Control is of the most universal traits that you can pursue with your career capital in the quest for a happier, more successfully and more meaningful life. However, acquiring control can be complicated.

Control Traps :
➊ Control that’s acquired without career capital is not sustainable
➋ Control generates resistance

To determine whether or not you have enough career capital to succeed with a pursuit, practice the law of financial viability – people’s willingness to pay. Money is a neutral indicator of value. By aiming to make money, you’re aiming to be valuable.

Giving people more control over what they do and how they do it increases their happiness, engagement, and sense of fulfilment.

So Good They Can’t Ignore you by Cal Newport

Acquiring more control in your working life is something that benefits you but likely has no direct beneift to your employer.

So Good They Can’t Ignore you by Cal Newport

The point at what you acquired enough career capital to get meaningful control over your working life is exactly the point when you’ve become valuable enough to your current employer that they will try to prevent you from making the change.

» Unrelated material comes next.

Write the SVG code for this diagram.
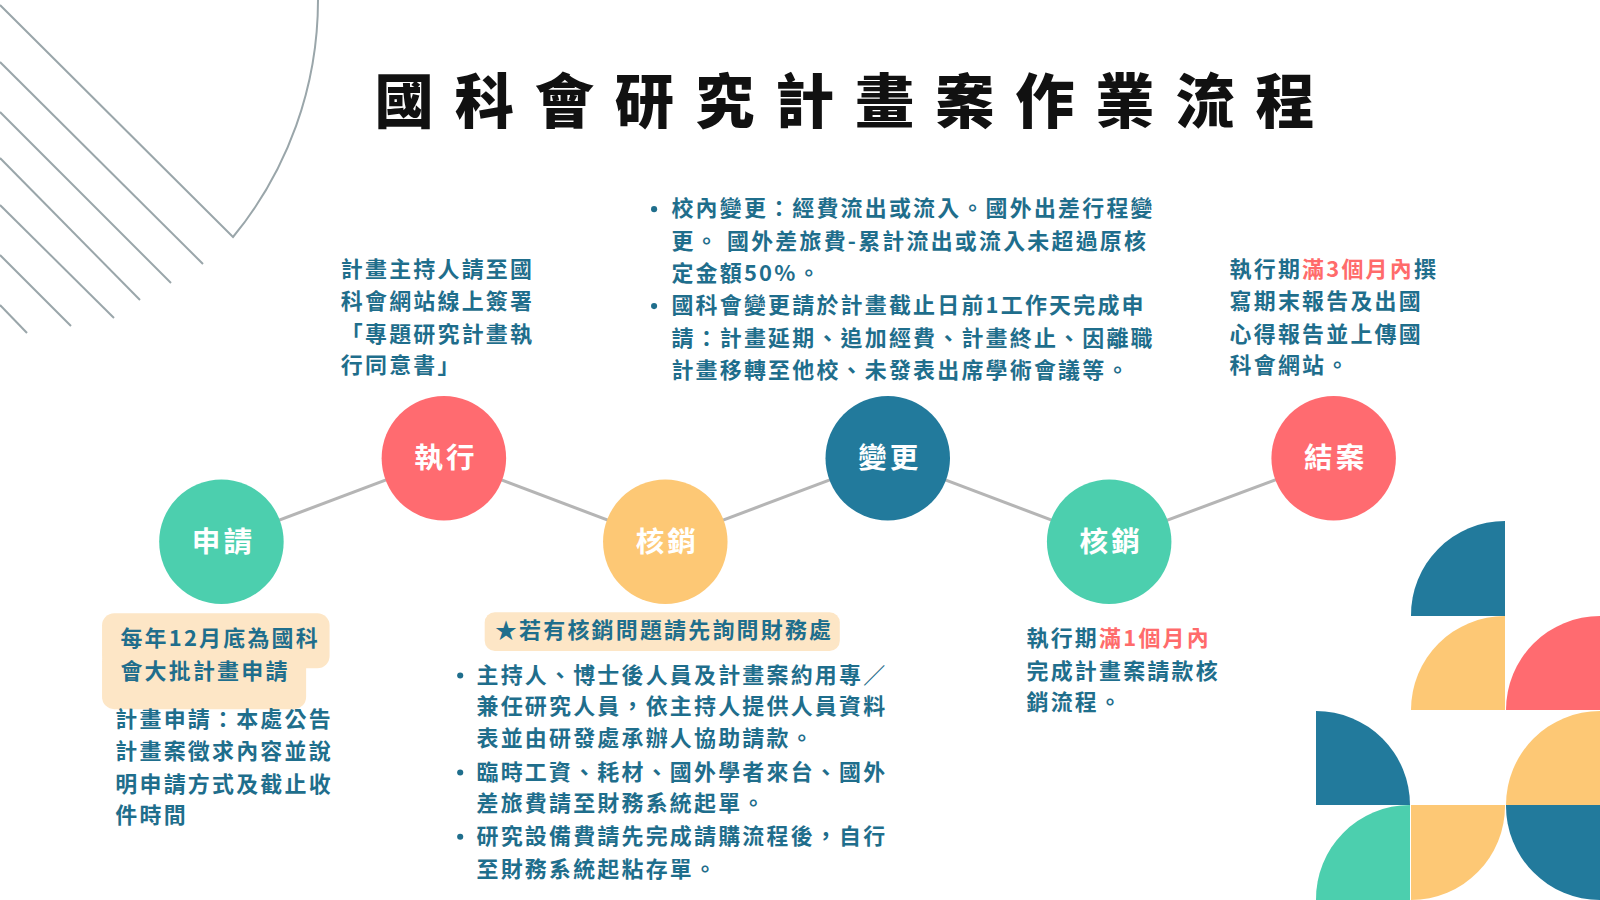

So Good They Can’t Ignore you by Cal Newport

I follow a rule with my life that if something is scary, do it. – Derek Sivers

So Good They Can’t Ignore you by Cal Newport

The Law of Financial Viablity

When deciding whether to follow an appealing pursuit that will introduce more control into your work life, seek evidence of whether people are willing to pay for it. If you find this evidence, continue. If not, move on.

So Good They Can’t Ignore you by Cal Newport

Career Mission

To have a mission is to have a unifying focus for your career.

So Good They Can’t Ignore you by Cal Newport

Having passion for your work is vital, […] but it’s a fool’s errand to try to figure out in advance what work will lead to this passion.

So Good They Can’t Ignore you by Cal Newport

Missions are a powerful trait to introduce into your working life, but they’re also fickle, requiring careful coaxing to make them a reality.

So Good They Can’t Ignore you by Cal Newport

Just because you want to organise your work around a mission doesn’t mean that you can easily make it happen. To do so, you must first get to the cutting edge – the only place where these missions become visible.

A good career mission is similar to a scientific breakthrough – it’s an innocation waiting to be discovered in the adjacent possible of your field.

So Good They Can’t Ignore you by Cal Newport

The adjacent possible is the space that contains all the discoveries waiting to be made next: the possible combinations of exiting ideas that hover just beyond the current cutting edge of science and technology.

The strange and beautiful truth about the adjacent possible is that its boundaries grow as you explore those boundaries. Each new combination ushers new combinations into the adjacent possible.

Think of it as a house that magically expands with each door you open. You begin in a room with four doors, each leading into a new room that you haven’t visited yet. Those four doors are the adjacent possible.

But once you open one of those doors and stroll into that room, three new doors appear, each leading to a brand-new room that you couldn’t have reached from your original starting point. Keep opening new doors and eventually, you’ll have built a palace.

Where Good Ideas Come From: The Natural History of Innovation, Steven Johnson

To get to the cutting edge, choose only a few critical areas to develop skills – specialisation / expertise. Once you identify a general mission, pursue small and achievable projects – little bets – to make headway step by step, rather than trying to fulfil it in one grand fell swoop. Leverage the small but significant wins to advance, and when you inevitably fail on occasion, learn from the failures and improve.